Dhiego Lima: No, not at all. For me, I already told my manager man. After my MFC contract is up, I will be 9-0 and I it's either UFC or MFC. I will either resign with them or if the UFC's looking, I'll go there. I won't go anywhere else. I will have enough experience. I'm fighting a guy like Terry and if I beat him I'll be close to a title shot which they'll probably give me somebody tougher and tougher and I know from that experience I'll be ready for the big show. It's either the MFC or the UFC.
Brian Hemminger (MMAmania.com): How's the relationship been with [MFC President] Mark Pavelich? I know he was pretty mad at first when Douglas left the MFC but he kinda softened his stance on that now.
Dhiego Lima: That was kinda crazy at first because I almost got caught up in all that because me and Douglas have the same manager and I almost got caught in it.
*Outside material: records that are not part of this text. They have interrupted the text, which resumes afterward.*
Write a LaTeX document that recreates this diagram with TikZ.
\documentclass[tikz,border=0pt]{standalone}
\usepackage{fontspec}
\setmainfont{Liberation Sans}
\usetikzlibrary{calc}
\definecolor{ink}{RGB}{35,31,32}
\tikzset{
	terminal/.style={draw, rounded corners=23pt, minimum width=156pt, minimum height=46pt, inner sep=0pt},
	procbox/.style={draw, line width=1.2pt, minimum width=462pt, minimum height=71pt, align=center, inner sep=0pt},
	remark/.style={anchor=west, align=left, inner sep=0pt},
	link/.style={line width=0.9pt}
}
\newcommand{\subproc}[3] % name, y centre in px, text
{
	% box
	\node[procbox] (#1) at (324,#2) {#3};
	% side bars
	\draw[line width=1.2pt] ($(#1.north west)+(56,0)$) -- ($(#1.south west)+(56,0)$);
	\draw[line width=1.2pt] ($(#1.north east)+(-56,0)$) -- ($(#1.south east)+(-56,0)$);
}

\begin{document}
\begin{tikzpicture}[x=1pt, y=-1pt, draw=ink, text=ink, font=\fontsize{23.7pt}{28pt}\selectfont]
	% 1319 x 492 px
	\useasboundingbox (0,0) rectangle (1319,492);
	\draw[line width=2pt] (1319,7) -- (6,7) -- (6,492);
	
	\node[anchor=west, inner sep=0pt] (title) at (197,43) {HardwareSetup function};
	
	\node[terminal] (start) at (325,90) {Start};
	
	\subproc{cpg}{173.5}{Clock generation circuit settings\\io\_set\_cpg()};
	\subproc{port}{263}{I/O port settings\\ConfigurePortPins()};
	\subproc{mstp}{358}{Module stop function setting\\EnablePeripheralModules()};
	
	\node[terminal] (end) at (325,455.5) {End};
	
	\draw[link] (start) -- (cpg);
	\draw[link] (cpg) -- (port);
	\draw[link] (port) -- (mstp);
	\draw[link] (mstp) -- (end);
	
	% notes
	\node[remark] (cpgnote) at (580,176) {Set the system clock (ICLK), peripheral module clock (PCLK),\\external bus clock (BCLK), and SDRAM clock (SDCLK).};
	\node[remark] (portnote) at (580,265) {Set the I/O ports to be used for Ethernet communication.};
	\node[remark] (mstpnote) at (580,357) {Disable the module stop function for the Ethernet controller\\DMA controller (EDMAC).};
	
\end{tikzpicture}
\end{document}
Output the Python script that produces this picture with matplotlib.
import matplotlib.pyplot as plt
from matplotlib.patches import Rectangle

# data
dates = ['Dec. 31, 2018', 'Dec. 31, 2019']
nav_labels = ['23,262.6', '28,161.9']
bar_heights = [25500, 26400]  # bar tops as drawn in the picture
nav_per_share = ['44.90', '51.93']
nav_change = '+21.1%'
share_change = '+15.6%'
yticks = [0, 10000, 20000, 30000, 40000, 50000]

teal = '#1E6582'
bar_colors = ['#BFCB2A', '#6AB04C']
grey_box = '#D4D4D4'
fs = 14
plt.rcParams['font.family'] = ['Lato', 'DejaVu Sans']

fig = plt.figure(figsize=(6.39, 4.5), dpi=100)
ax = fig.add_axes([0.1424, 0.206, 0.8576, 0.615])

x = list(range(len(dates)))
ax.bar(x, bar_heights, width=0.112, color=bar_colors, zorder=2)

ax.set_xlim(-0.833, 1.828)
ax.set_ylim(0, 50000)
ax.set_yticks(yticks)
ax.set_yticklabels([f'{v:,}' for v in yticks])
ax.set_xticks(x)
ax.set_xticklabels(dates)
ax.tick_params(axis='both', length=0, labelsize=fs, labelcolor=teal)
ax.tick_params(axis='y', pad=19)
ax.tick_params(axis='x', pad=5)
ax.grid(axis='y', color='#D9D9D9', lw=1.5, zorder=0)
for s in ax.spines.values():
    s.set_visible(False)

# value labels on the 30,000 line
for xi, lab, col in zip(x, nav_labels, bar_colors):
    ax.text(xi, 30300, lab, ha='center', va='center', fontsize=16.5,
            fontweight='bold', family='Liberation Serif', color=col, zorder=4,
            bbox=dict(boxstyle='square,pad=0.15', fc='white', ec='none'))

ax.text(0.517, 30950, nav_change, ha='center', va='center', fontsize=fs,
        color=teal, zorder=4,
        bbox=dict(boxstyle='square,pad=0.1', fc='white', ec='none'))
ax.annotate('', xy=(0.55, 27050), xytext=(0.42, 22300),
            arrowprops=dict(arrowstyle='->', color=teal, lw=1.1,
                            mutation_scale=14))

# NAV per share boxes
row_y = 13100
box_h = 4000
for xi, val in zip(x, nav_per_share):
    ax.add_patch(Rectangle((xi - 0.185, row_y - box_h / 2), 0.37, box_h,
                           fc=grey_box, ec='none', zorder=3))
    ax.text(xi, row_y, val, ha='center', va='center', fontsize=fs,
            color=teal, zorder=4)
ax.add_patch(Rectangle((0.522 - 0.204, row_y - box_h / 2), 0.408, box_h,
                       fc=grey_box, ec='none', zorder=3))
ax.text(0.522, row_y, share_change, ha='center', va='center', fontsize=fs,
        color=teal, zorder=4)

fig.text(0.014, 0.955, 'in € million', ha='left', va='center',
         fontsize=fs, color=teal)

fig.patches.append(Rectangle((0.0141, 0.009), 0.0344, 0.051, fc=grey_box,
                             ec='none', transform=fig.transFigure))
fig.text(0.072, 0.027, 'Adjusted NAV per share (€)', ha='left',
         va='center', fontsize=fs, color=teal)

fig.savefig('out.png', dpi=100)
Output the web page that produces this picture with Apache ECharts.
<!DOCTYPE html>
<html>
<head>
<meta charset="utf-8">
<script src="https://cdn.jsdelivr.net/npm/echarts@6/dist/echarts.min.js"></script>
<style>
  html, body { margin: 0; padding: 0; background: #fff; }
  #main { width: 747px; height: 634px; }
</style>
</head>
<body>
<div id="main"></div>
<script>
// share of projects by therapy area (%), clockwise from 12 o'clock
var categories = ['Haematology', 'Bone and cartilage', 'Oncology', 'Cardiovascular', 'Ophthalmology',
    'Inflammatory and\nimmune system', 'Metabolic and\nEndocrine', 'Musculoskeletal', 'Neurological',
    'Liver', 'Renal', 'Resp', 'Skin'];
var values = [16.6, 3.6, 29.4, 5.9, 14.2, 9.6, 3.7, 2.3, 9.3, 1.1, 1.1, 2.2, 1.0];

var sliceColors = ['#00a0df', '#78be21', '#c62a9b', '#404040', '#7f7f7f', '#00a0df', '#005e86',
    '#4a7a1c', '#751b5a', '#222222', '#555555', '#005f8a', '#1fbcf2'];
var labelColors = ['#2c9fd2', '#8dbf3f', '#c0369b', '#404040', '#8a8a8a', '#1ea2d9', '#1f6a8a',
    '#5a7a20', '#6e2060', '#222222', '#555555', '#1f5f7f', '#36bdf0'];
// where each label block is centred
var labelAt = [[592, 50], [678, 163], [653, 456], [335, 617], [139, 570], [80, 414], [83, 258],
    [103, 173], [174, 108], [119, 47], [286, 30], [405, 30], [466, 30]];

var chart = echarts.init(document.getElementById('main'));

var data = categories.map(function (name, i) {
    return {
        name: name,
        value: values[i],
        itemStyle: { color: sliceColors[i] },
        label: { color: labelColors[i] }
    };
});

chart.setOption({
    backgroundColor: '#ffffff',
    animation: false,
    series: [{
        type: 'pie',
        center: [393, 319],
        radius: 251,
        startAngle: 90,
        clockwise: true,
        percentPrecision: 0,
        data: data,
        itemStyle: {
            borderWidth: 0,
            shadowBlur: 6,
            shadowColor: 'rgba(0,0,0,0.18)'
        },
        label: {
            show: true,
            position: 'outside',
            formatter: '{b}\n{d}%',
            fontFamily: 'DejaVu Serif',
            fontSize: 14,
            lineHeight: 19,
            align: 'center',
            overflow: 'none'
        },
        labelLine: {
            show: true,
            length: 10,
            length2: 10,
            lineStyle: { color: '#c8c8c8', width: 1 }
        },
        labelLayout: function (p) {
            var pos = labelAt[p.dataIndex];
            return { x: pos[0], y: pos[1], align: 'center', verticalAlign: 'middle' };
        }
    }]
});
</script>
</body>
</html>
I called my manager and I called Mark and put them on the phone and I was like, "Listen, this is my career man and my brother's career is a whole different thing. I don't want you guys getting mad at each other and it's gonna affect my career," so we put that straight and then that was it man. I love Mark, man. He's a really nice guy. He texts me every week to see how training's going. He cares man. That's what I love about him, man. They take care of us.
Brian Hemminger (MMAmania.com): That's wonderful and my last question which I ask to all our guests is how do you see the fight playing out next Friday night against Terry Martin?
Dhiego Lima: It's gonna be a finish. I'll tell you that. It's not gonna go the distance. I don't know what's gonna happen but I feel great, man. It's not gonna go the distance. I'm ready to go in there and throw down, man. He better be ready. I hope he's not taking me lightly because if he's taking me lightly, he's gonna pay for it in the first minute. I'm hoping he comes at his best because I don't want know, "AHHHH!!!" man I'm telling you I'm riled up already. You're gonna see a great Dhiego Lima in there. It's gonna be a finish.
Dhiego would like to thank his coach, his brother, and his family for staying with him.